Saved data entries
==================================================

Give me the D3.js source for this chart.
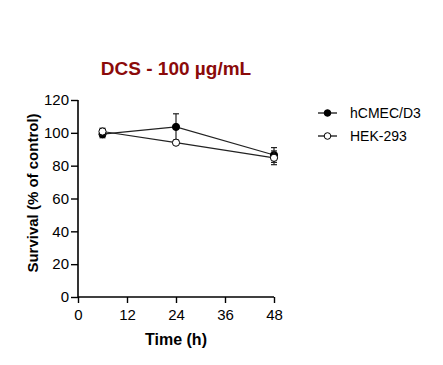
<!DOCTYPE html>
<html><head><meta charset="utf-8">
<script src="https://cdn.jsdelivr.net/npm/d3@7"></script>
<style>body{margin:0;background:#fff}svg{font-family:"Liberation Sans",Arial,sans-serif}</style>
</head><body>
<svg id="c" width="443" height="365"></svg>
<script>
const times = [6, 24, 48];
const hcmecMean = [99.2, 103.6, 86.5];
const hcmecErr = [2.2, 8, 4.5];
const hekMean = [100.8, 94, 84.8];
const hekErr = [2, 0.8, 4.2];
const xTicks = [0, 12, 24, 36, 48];
const yTicks = [0, 20, 40, 60, 80, 100, 120];
const seriesNames = ["hCMEC/D3", "HEK-293"];

const svg = d3.select("#c");
const x = d3.scaleLinear().domain([0, 48]).range([78, 274]);
const y = d3.scaleLinear().domain([0, 120]).range([297, 100]);

const gx = svg.append("g").attr("transform", "translate(0,297)")
  .call(d3.axisBottom(x).tickValues(xTicks).tickSize(6).tickPadding(6));
const gy = svg.append("g").attr("transform", "translate(78,0)")
  .call(d3.axisLeft(y).tickValues(yTicks).tickSize(7).tickPadding(2));
[gx, gy].forEach(g => {
  g.select(".domain").attr("stroke", "#000").attr("stroke-width", 1.6);
  g.selectAll(".tick line").attr("stroke", "#000").attr("stroke-width", 1.4);
  g.selectAll(".tick text").attr("font-size", 15).attr("fill", "#000")
    .attr("font-family", "Liberation Sans, Arial, sans-serif");
});
gy.select(".domain").attr("d", "M0,297V100");
gx.select(".domain").attr("d", "M78,0H274");

svg.append("text").attr("x", 176).attr("y", 75).attr("text-anchor", "middle")
  .attr("font-size", 19).attr("font-weight", "bold").attr("fill", "#8b0a0a")
  .text("DCS - 100 µg/mL");
svg.append("text").attr("x", 176).attr("y", 345).attr("text-anchor", "middle")
  .attr("font-size", 16).attr("font-weight", "bold").text("Time (h)");
svg.append("text").attr("transform", "translate(38,193) rotate(-90)").attr("text-anchor", "middle")
  .attr("font-size", 15).attr("font-weight", "bold").text("Survival (% of control)");

const series = [
  {name: seriesNames[0], mean: hcmecMean, err: hcmecErr, fill: "#000"},
  {name: seriesNames[1], mean: hekMean, err: hekErr, fill: "#fff"}
];
const line = d3.line().x(d => x(d[0])).y(d => y(d[1]));
series.forEach(s => {
  const pts = times.map((t, i) => [t, s.mean[i], s.err[i]]);
  const g = svg.append("g");
  g.append("path").attr("d", line(pts)).attr("fill", "none").attr("stroke", "#222").attr("stroke-width", 1.2);
  pts.forEach(p => {
    const cx = x(p[0]);
    const top = y(p[1] + p[2]);
    const bot = y(p[1] - p[2]);
    g.append("line").attr("x1", cx).attr("x2", cx).attr("y1", top).attr("y2", bot).attr("stroke", "#222").attr("stroke-width", 1.2);
    [top, bot].forEach(v => g.append("line").attr("x1", cx - 3).attr("x2", cx + 3).attr("y1", v).attr("y2", v).attr("stroke", "#222").attr("stroke-width", 1.2));
  });
  g.selectAll("circle").data(pts).join("circle")
    .attr("cx", d => x(d[0])).attr("cy", d => y(d[1])).attr("r", 3.6)
    .attr("fill", s.fill).attr("stroke", "#000").attr("stroke-width", 1);
});

// legend
series.forEach((s, i) => {
  const ly = 113 + i * 23;
  svg.append("line").attr("x1", 318).attr("x2", 337).attr("y1", ly).attr("y2", ly).attr("stroke", "#000").attr("stroke-width", 1.2);
  svg.append("circle").attr("cx", 327.5).attr("cy", ly).attr("r", 3.3).attr("fill", s.fill).attr("stroke", "#000").attr("stroke-width", 1);
  svg.append("text").attr("x", 350).attr("y", ly + 5).attr("font-size", 14).text(s.name);
});
</script>
</body></html>
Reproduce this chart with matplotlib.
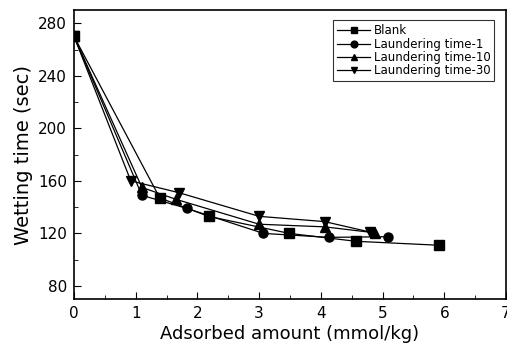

==================================================

▶ **Task to complete**
Every entry must be transcribed exactly. Pictures do not belong in the copy.

▶ **Worked answer**
Give me the D3.js source for this chart.
<!DOCTYPE html>
<html><head><meta charset="utf-8">
<script src="https://cdn.jsdelivr.net/npm/d3@7"></script>
<style>body{margin:0;background:#fff}svg{font-family:"Liberation Sans",Arial,sans-serif}</style>
</head><body>
<svg id="c" width="443" height="365"></svg>
<script>
const times = [6, 24, 48];
const hcmecMean = [99.2, 103.6, 86.5];
const hcmecErr = [2.2, 8, 4.5];
const hekMean = [100.8, 94, 84.8];
const hekErr = [2, 0.8, 4.2];
const xTicks = [0, 12, 24, 36, 48];
const yTicks = [0, 20, 40, 60, 80, 100, 120];
const seriesNames = ["hCMEC/D3", "HEK-293"];

const svg = d3.select("#c");
const x = d3.scaleLinear().domain([0, 48]).range([78, 274]);
const y = d3.scaleLinear().domain([0, 120]).range([297, 100]);

const gx = svg.append("g").attr("transform", "translate(0,297)")
  .call(d3.axisBottom(x).tickValues(xTicks).tickSize(6).tickPadding(6));
const gy = svg.append("g").attr("transform", "translate(78,0)")
  .call(d3.axisLeft(y).tickValues(yTicks).tickSize(7).tickPadding(2));
[gx, gy].forEach(g => {
  g.select(".domain").attr("stroke", "#000").attr("stroke-width", 1.6);
  g.selectAll(".tick line").attr("stroke", "#000").attr("stroke-width", 1.4);
  g.selectAll(".tick text").attr("font-size", 15).attr("fill", "#000")
    .attr("font-family", "Liberation Sans, Arial, sans-serif");
});
gy.select(".domain").attr("d", "M0,297V100");
gx.select(".domain").attr("d", "M78,0H274");

svg.append("text").attr("x", 176).attr("y", 75).attr("text-anchor", "middle")
  .attr("font-size", 19).attr("font-weight", "bold").attr("fill", "#8b0a0a")
  .text("DCS - 100 µg/mL");
svg.append("text").attr("x", 176).attr("y", 345).attr("text-anchor", "middle")
  .attr("font-size", 16).attr("font-weight", "bold").text("Time (h)");
svg.append("text").attr("transform", "translate(38,193) rotate(-90)").attr("text-anchor", "middle")
  .attr("font-size", 15).attr("font-weight", "bold").text("Survival (% of control)");

const series = [
  {name: seriesNames[0], mean: hcmecMean, err: hcmecErr, fill: "#000"},
  {name: seriesNames[1], mean: hekMean, err: hekErr, fill: "#fff"}
];
const line = d3.line().x(d => x(d[0])).y(d => y(d[1]));
series.forEach(s => {
  const pts = times.map((t, i) => [t, s.mean[i], s.err[i]]);
  const g = svg.append("g");
  g.append("path").attr("d", line(pts)).attr("fill", "none").attr("stroke", "#222").attr("stroke-width", 1.2);
  pts.forEach(p => {
    const cx = x(p[0]);
    const top = y(p[1] + p[2]);
    const bot = y(p[1] - p[2]);
    g.append("line").attr("x1", cx).attr("x2", cx).attr("y1", top).attr("y2", bot).attr("stroke", "#222").attr("stroke-width", 1.2);
    [top, bot].forEach(v => g.append("line").attr("x1", cx - 3).attr("x2", cx + 3).attr("y1", v).attr("y2", v).attr("stroke", "#222").attr("stroke-width", 1.2));
  });
  g.selectAll("circle").data(pts).join("circle")
    .attr("cx", d => x(d[0])).attr("cy", d => y(d[1])).attr("r", 3.6)
    .attr("fill", s.fill).attr("stroke", "#000").attr("stroke-width", 1);
});

// legend
series.forEach((s, i) => {
  const ly = 113 + i * 23;
  svg.append("line").attr("x1", 318).attr("x2", 337).attr("y1", ly).attr("y2", ly).attr("stroke", "#000").attr("stroke-width", 1.2);
  svg.append("circle").attr("cx", 327.5).attr("cy", ly).attr("r", 3.3).attr("fill", s.fill).attr("stroke", "#000").attr("stroke-width", 1);
  svg.append("text").attr("x", 350).attr("y", ly + 5).attr("font-size", 14).text(s.name);
});
</script>
</body></html>
Reproduce this chart with matplotlib.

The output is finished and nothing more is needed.